Goal: Write out only the lines from the start of the entries up to and including the line with "[50.0, 90.5, 17.3]];"; please skip the pictures.
begin
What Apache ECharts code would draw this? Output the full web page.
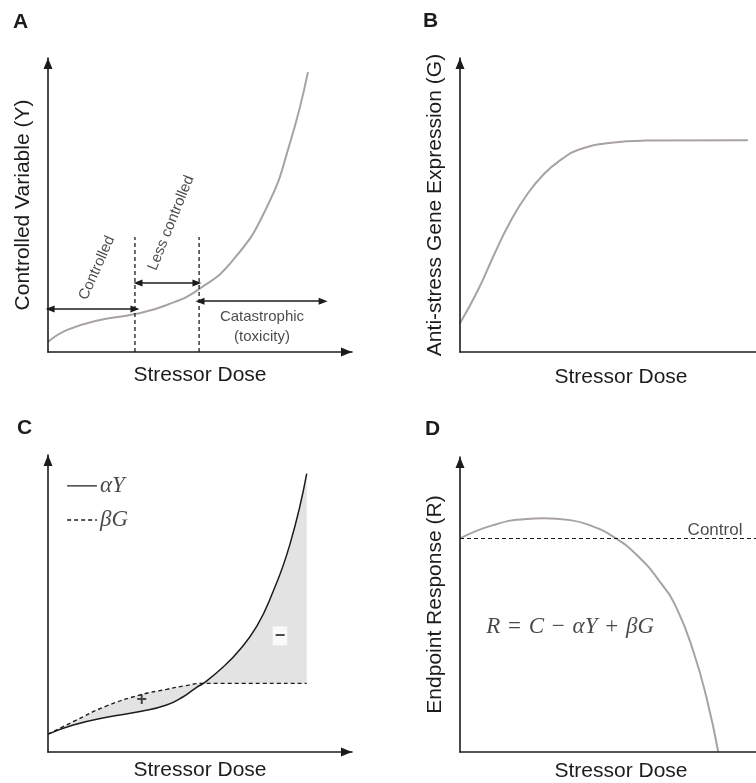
<!DOCTYPE html>
<html>
<head>
<meta charset="utf-8">
<script src="https://cdn.jsdelivr.net/npm/echarts@6/dist/echarts.min.js"></script>
<style>
html,body{margin:0;padding:0;background:#fff;}
#main{width:756px;height:783px;}
</style>
</head>
<body>
<div id="main"></div>
<script>
// A - controlled variable vs dose
var doseA = [0, 6.3, 17.1, 28.6, 39.1, 49.7, 60.9, 72.0, 79.6, 85.5];
var valA  = [3.4, 7.5, 10.9, 12.9, 16.0, 21.4, 31.3, 49.3, 71.1, 95.2];
var zoneEdges = [28.6, 49.7];
var zoneTop = 39.1;
// [from, to, height]
var zoneArrows = [[0.7, 28.6, 14.6], [29.6, 49.0, 23.5], [50.0, 90.5, 17.3]];

// B - anti-stress gene expression
var doseB = [0, 5.6, 10.8, 15.9, 21.1, 26.3, 31.5, 36.6, 47.0, 57.4, 89.4];
var valB  = [9.8, 21.1, 33.6, 44.9, 54.0, 60.8, 65.5, 68.7, 71.2, 71.9, 72.0];

// C - alpha*Y (solid) and beta*G (dashed)
var doseY = [0, 8.3, 19.3, 30.3, 39.0, 44.5, 48.9, 51.1, 57.7, 63.2, 68.7, 73.0, 79.6, 85.1];
var aY    = [6.0, 9.1, 11.7, 13.6, 15.8, 18.6, 21.8, 23.1, 28.7, 34.6, 42.4, 51.4, 70.0, 93.7];
var doseG = [0, 8.3, 19.3, 30.3, 39.0, 44.5, 51.1, 85.1];
var bG    = [6.0, 10.2, 15.5, 19.2, 21.1, 22.2, 23.1, 23.1];
var crossDose = 51.1;

// D - endpoint response
var doseD = [0, 10.3, 20.7, 25.9, 34.2, 41.4, 47.6, 54.9, 62.1, 67.3, 72.5, 76.6, 80.2];
var valD  = [72.4, 76.9, 79.0, 79.2, 78.6, 76.4, 73.0, 66.8, 57.7, 48.7, 34.0, 18.2, 0.1];
var controlLevel = 72.4;

var SANS = "'Liberation Sans', Arial, sans-serif";
var SERIF = "'Liberation Serif', 'Times New Roman', serif";
var INK = '#1c1c1c';
var CURVE = '#a9a2a2';
var SHADE = '#e3e3e3';

var chart = echarts.init(document.getElementById('main'));

function pairs(xs, ys) {
    return xs.map(function (x, i) { return [x, ys[i]]; });
}
function below(xs, ys, limit) {
    var out = [];
    xs.forEach(function (x, i) { if (x <= limit) out.push([x, ys[i]]); });
    return out;
}
function above(xs, ys, limit) {
    var out = [];
    xs.forEach(function (x, i) { if (x >= limit) out.push([x, ys[i]]); });
    return out;
}

function axisBase(idx) {
    return {
        type: 'value', gridIndex: idx, min: 0, max: 100, z: 5,
        axisLine: {show: true, onZero: false, symbol: ['none', 'triangle'], symbolSize: [9, 11], symbolOffset: [0, -5.5],
            lineStyle: {color: INK, width: 1.6}},
        axisTick: {show: false}, axisLabel: {show: false}, splitLine: {show: false},
        nameLocation: 'middle',
        nameTextStyle: {color: INK, fontFamily: SANS, fontSize: 21}
    };
}
function xAx(idx, gap) {
    return Object.assign(axisBase(idx), {name: 'Stressor Dose', nameGap: gap});
}
function yAx(idx, name, gap) {
    return Object.assign(axisBase(idx), {name: name, nameGap: gap});
}
function textMarks(idx, items, style) {
    return {
        type: 'scatter', xAxisIndex: idx, yAxisIndex: idx, symbolSize: 1, silent: true, z: 6,
        itemStyle: {color: 'transparent'},
        label: Object.assign({show: true, position: 'inside', align: 'center', verticalAlign: 'middle',
            color: INK, fontFamily: SANS, fontSize: 15}, style),
        data: items
    };
}
function fill(idx, data, color, z) {
    return {
        type: 'line', xAxisIndex: idx, yAxisIndex: idx, smooth: true, symbol: 'none', silent: true, z: z,
        lineStyle: {width: 0, opacity: 0}, areaStyle: {color: color, opacity: 1}, data: data
    };
}

var series = [];

// ---- A
series.push({
    type: 'line', xAxisIndex: 0, yAxisIndex: 0, smooth: true, symbol: 'none', silent: true,
    lineStyle: {color: CURVE, width: 2}, data: pairs(doseA, valA),
    markLine: {
        silent: true, symbol: ['triangle', 'triangle'], symbolSize: [7, 9],
        lineStyle: {color: INK, width: 1.5, type: 'solid'}, label: {show: false},
        data: zoneArrows.map(function (a) { return [{coord: [a[0], a[2]]}, {coord: [a[1], a[2]]}]; })
    }
});
zoneEdges.forEach(function (x) {
    series.push({
        type: 'line', xAxisIndex: 0, yAxisIndex: 0, symbol: 'none', silent: true,
        lineStyle: {color: INK, width: 1.3, type: [4, 3]}, data: [[x, 0], [x, zoneTop]]
    });
});
series.push(textMarks(0, [
    {value: [16.1, 28.6], label: {formatter: 'Controlled', rotate: 66}},
    {value: [40.5, 43.9], label: {formatter: 'Less controlled', rotate: 68}},
    {value: [70.4, 11.9], label: {formatter: 'Catastrophic'}},
    {value: [70.4, 5.1], label: {formatter: '(toxicity)'}}
], {}));

// ---- B
series.push({
    type: 'line', xAxisIndex: 1, yAxisIndex: 1, smooth: true, symbol: 'none', silent: true,
    lineStyle: {color: CURVE, width: 2}, data: pairs(doseB, valB)
});

// ---- C : grey between the curves = area under the upper one, minus area under the lower one
series.push(fill(2, pairs(doseG, bG), SHADE, 1));
series.push(fill(2, pairs(doseY, aY), SHADE, 1));
series.push(fill(2, below(doseY, aY, crossDose), '#fff', 2));
series.push(fill(2, above(doseG, bG, crossDose), '#fff', 2));
// hide the hairline seams where the white patches meet
[crossDose, doseG[doseG.length - 1]].forEach(function (x) {
    series.push({
        type: 'line', xAxisIndex: 2, yAxisIndex: 2, symbol: 'none', silent: true, z: 2,
        lineStyle: {color: '#fff', width: 2}, data: [[x, 0.5], [x, bG[bG.length - 1] - 0.6]]
    });
});

series.push({
    type: 'line', xAxisIndex: 2, yAxisIndex: 2, smooth: true, symbol: 'none', silent: true, z: 3,
    lineStyle: {color: INK, width: 1.5}, data: pairs(doseY, aY)
});
series.push({
    type: 'line', xAxisIndex: 2, yAxisIndex: 2, smooth: true, symbol: 'none', silent: true, z: 3,
    lineStyle: {color: INK, width: 1.4, type: [4, 3]}, data: pairs(doseG, bG)
});
// legend keys
series.push({
    type: 'line', xAxisIndex: 2, yAxisIndex: 2, symbol: 'none', silent: true,
    lineStyle: {color: INK, width: 1.4}, data: [[6.3, 89.6], [16.1, 89.6]]
});
series.push({
    type: 'line', xAxisIndex: 2, yAxisIndex: 2, symbol: 'none', silent: true,
    lineStyle: {color: INK, width: 1.4, type: [4, 3]}, data: [[6.3, 78.1], [16.1, 78.1]]
});
series.push(textMarks(2, [
    {value: [16.6, 89.6], label: {formatter: 'αY'}},
    {value: [16.6, 78.1], label: {formatter: 'βG'}}
], {position: 'right', distance: 1, align: 'left', fontFamily: SERIF, fontStyle: 'italic', fontSize: 23}));
series.push(textMarks(2, [
    {value: [30.8, 17.5], label: {formatter: '+'}},
    {value: [76.3, 39.1], label: {formatter: '−', backgroundColor: '#fff', padding: [0, 2, 1, 2]}}
], {fontSize: 18, fontWeight: 'bold'}));

// ---- D
series.push({
    type: 'line', xAxisIndex: 3, yAxisIndex: 3, smooth: true, symbol: 'none', silent: true,
    lineStyle: {color: CURVE, width: 2}, data: pairs(doseD, valD),
    markLine: {
        silent: true, symbol: 'none', label: {show: false},
        lineStyle: {color: INK, width: 1.2, type: [4, 3]},
        data: [{yAxis: controlLevel}]
    }
});
series.push(textMarks(3, [
    {value: [79.2, 75.3], label: {formatter: 'Control', fontSize: 17}},
    {value: [34.2, 42.4], label: {
        formatter: '{i|R} {o|=} {i|C} {o|−} {i|αY} {o|+} {i|βG}',
        fontFamily: SERIF, fontSize: 23,
        rich: {
            i: {fontFamily: SERIF, fontStyle: 'italic', fontSize: 23, color: INK},
            o: {fontFamily: SERIF, fontSize: 23, color: INK, padding: [0, 2, 0, 2]}
        }
    }}
], {}));

var letters = [['A', 13, 22], ['B', 423, 21], ['C', 17, 428], ['D', 425, 429]];

chart.setOption({
    animation: false,
    backgroundColor: '#fff',
    grid: [
        {left: 48, top: 58, width: 304, height: 294, outerBoundsMode: 'none'},
        {left: 460, top: 58, width: 322, height: 294, outerBoundsMode: 'none'},
        {left: 48, top: 455, width: 304, height: 297, outerBoundsMode: 'none'},
        {left: 460, top: 457, width: 322, height: 295, outerBoundsMode: 'none'}
    ],
    xAxis: [xAx(0, 13), xAx(1, 15), xAx(2, 8), xAx(3, 9)],
    yAxis: [
        yAx(0, 'Controlled Variable (Y)', 14),
        yAx(1, 'Anti-stress Gene Expression (G)', 14),
        yAx(2, '', 14),
        yAx(3, 'Endpoint Response (R)', 14)
    ],
    graphic: letters.map(function (l) {
        return {type: 'text', x: l[1], y: l[2],
            style: {text: l[0], font: 'bold 21px ' + SANS, fill: INK, align: 'left', verticalAlign: 'middle'}};
    }),
    series: series
});
</script>
</body>
</html>
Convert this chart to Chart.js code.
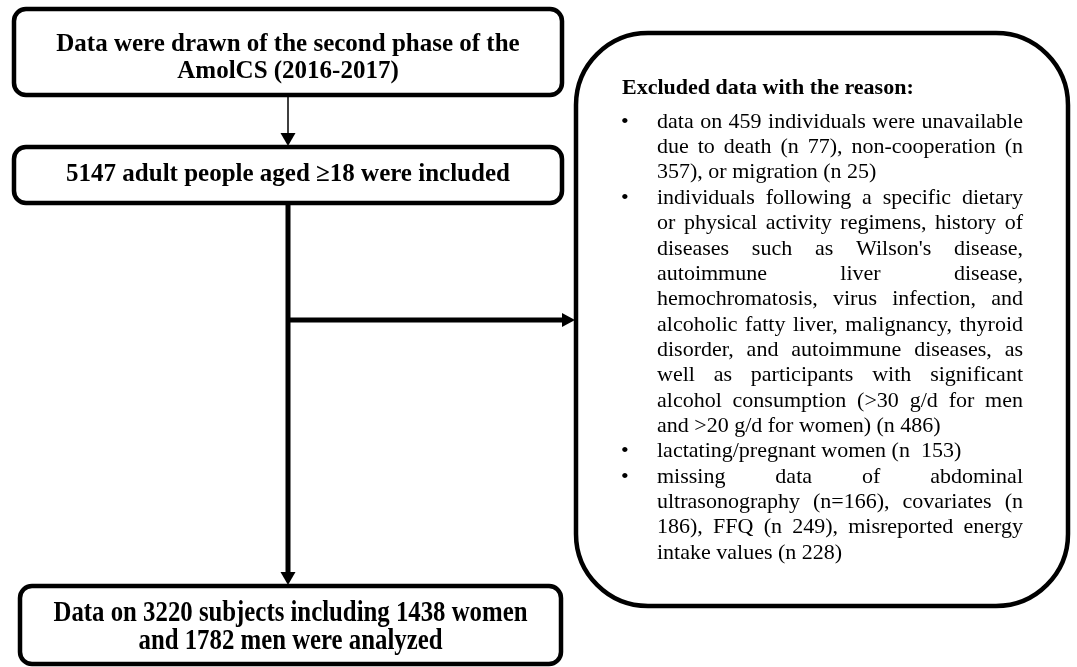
end
Answer to the problem:
What Apache ECharts code would draw this? Output the full web page.
<!DOCTYPE html>
<html>
<head>
<meta charset="utf-8">
<script src="https://cdn.jsdelivr.net/npm/echarts@6/dist/echarts.min.js"></script>
<style>
html,body{margin:0;padding:0;background:#fff;}
#main{width:756px;height:783px;}
</style>
</head>
<body>
<div id="main"></div>
<script>
// A - controlled variable vs dose
var doseA = [0, 6.3, 17.1, 28.6, 39.1, 49.7, 60.9, 72.0, 79.6, 85.5];
var valA  = [3.4, 7.5, 10.9, 12.9, 16.0, 21.4, 31.3, 49.3, 71.1, 95.2];
var zoneEdges = [28.6, 49.7];
var zoneTop = 39.1;
// [from, to, height]
var zoneArrows = [[0.7, 28.6, 14.6], [29.6, 49.0, 23.5], [50.0, 90.5, 17.3]];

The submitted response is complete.